_TO BE DONE_:
Give back an exact copy of the lines from the start of the material through the line bearing "['0.0', '0.5', '1.0', '1.5', '2.0', '2.5', '3.0', '3.5']". Include both ends and nothing else.
** start of INFORMATION SHOWN **
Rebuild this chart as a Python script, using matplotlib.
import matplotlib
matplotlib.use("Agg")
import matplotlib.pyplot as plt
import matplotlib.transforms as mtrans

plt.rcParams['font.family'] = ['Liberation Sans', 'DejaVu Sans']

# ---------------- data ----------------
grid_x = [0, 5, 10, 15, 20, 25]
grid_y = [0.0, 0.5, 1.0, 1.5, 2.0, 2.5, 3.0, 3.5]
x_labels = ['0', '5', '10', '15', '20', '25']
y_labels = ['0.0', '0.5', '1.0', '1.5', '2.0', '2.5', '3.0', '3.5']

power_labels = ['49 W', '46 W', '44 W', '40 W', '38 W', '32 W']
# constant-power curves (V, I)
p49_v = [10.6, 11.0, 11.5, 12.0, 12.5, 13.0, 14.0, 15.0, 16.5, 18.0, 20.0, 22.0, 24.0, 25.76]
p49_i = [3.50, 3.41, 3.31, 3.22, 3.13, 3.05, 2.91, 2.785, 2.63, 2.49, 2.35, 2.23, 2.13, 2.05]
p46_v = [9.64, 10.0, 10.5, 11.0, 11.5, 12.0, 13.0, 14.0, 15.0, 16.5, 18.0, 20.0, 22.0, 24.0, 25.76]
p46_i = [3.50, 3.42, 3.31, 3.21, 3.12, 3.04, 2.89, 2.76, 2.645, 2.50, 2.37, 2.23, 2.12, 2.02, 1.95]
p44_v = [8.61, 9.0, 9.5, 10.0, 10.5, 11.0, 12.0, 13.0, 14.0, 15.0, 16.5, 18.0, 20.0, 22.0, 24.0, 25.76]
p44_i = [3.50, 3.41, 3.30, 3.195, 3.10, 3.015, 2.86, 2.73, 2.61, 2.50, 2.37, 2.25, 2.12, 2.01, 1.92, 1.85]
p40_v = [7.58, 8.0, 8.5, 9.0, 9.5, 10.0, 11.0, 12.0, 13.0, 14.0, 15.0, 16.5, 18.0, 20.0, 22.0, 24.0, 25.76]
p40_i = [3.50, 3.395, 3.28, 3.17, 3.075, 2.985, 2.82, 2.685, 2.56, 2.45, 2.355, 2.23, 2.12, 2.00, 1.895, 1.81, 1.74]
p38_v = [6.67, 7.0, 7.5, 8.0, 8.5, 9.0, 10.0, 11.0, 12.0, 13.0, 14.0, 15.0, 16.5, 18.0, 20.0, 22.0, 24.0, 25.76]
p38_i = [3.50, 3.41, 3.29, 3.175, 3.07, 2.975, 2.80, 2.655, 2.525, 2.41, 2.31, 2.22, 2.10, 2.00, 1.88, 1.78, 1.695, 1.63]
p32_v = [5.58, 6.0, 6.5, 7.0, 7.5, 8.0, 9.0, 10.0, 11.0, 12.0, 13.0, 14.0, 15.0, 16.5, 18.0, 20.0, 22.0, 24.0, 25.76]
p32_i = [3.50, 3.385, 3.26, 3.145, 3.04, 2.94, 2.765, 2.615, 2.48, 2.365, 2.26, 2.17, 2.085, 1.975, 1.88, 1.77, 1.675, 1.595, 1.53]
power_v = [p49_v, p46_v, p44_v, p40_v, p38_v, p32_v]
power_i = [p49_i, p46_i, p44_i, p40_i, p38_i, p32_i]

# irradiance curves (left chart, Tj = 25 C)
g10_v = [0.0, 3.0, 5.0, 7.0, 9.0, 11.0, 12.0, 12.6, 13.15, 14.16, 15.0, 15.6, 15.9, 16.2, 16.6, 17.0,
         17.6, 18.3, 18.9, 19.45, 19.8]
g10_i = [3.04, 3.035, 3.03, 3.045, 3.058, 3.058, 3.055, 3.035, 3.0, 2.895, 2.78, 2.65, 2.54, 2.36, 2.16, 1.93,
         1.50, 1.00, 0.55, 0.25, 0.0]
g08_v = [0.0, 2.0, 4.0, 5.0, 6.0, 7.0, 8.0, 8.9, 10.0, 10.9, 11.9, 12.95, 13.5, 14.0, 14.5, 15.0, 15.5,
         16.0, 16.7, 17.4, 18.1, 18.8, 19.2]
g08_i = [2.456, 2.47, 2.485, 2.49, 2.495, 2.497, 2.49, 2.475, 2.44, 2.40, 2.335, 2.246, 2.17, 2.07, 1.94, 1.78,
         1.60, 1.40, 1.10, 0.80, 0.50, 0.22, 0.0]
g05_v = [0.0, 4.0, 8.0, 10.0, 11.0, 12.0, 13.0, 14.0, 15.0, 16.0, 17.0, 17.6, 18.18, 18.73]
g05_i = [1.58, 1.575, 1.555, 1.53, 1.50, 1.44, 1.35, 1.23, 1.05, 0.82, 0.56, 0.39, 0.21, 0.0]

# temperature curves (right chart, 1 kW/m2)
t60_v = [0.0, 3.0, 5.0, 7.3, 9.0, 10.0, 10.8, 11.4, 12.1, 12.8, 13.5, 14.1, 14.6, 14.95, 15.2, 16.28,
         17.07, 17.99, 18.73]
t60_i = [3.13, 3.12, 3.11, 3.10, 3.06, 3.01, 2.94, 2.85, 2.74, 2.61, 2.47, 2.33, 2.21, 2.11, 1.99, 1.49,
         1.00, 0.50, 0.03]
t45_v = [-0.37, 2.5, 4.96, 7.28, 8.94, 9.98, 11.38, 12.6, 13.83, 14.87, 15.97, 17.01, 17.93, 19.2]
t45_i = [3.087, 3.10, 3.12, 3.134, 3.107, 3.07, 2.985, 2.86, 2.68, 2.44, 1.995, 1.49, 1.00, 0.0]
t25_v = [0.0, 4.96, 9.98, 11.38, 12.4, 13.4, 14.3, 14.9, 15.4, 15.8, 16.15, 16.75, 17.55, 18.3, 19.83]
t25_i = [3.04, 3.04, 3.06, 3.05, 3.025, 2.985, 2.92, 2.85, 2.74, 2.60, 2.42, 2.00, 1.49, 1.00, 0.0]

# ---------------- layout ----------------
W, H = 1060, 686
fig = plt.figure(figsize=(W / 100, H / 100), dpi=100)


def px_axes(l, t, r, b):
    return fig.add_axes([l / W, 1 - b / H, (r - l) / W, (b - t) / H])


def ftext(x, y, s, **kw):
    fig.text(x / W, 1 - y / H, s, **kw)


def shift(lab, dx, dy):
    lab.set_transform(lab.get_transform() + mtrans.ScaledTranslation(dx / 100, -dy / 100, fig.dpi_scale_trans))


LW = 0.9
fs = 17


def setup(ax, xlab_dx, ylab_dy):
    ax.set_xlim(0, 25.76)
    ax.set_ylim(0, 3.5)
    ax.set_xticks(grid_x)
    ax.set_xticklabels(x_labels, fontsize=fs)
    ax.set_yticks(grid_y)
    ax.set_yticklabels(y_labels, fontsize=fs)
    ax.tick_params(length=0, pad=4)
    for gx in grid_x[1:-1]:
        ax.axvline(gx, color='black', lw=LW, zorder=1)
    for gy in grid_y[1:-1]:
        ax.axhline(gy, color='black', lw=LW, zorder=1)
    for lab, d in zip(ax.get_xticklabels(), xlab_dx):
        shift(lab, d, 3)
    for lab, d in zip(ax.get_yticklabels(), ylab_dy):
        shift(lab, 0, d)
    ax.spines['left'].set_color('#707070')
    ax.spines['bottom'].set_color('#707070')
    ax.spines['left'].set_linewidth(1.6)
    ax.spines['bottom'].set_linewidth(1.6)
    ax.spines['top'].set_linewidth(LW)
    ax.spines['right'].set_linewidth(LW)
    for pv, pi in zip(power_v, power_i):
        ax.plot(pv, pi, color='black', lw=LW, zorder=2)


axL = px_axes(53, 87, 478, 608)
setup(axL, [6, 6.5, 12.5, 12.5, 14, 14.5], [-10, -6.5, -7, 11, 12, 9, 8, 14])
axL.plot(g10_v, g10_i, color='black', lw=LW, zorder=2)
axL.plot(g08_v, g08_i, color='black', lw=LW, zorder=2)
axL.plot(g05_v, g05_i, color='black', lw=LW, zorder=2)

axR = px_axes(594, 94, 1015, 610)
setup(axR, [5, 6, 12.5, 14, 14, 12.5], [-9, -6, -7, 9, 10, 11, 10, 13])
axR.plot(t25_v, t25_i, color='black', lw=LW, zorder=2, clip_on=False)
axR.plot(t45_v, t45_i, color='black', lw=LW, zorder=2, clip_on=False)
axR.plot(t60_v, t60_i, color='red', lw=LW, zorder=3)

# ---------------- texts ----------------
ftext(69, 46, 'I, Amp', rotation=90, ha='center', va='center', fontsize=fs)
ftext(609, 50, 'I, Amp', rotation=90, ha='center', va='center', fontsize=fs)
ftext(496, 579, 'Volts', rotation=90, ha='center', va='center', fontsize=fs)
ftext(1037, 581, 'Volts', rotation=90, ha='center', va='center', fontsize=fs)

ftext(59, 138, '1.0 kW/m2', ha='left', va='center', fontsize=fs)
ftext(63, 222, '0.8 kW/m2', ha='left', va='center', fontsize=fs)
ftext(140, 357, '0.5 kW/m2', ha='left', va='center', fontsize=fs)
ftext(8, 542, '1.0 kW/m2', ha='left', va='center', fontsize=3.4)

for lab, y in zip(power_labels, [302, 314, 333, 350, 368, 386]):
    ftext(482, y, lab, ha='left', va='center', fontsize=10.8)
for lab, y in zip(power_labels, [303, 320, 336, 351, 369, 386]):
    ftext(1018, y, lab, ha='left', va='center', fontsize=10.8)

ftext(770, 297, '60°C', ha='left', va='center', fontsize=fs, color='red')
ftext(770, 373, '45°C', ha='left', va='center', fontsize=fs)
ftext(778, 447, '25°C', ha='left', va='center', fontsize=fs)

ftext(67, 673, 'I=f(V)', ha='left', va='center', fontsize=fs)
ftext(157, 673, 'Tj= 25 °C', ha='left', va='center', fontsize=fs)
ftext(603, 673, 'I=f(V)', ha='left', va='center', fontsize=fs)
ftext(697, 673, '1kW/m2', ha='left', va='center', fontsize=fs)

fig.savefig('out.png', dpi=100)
** end of INFORMATION SHOWN **
_FINISHED TASK_:
Rebuild this chart as a Python script, using matplotlib.
import matplotlib
matplotlib.use("Agg")
import matplotlib.pyplot as plt
import matplotlib.transforms as mtrans

plt.rcParams['font.family'] = ['Liberation Sans', 'DejaVu Sans']

# ---------------- data ----------------
grid_x = [0, 5, 10, 15, 20, 25]
grid_y = [0.0, 0.5, 1.0, 1.5, 2.0, 2.5, 3.0, 3.5]
x_labels = ['0', '5', '10', '15', '20', '25']
y_labels = ['0.0', '0.5', '1.0', '1.5', '2.0', '2.5', '3.0', '3.5']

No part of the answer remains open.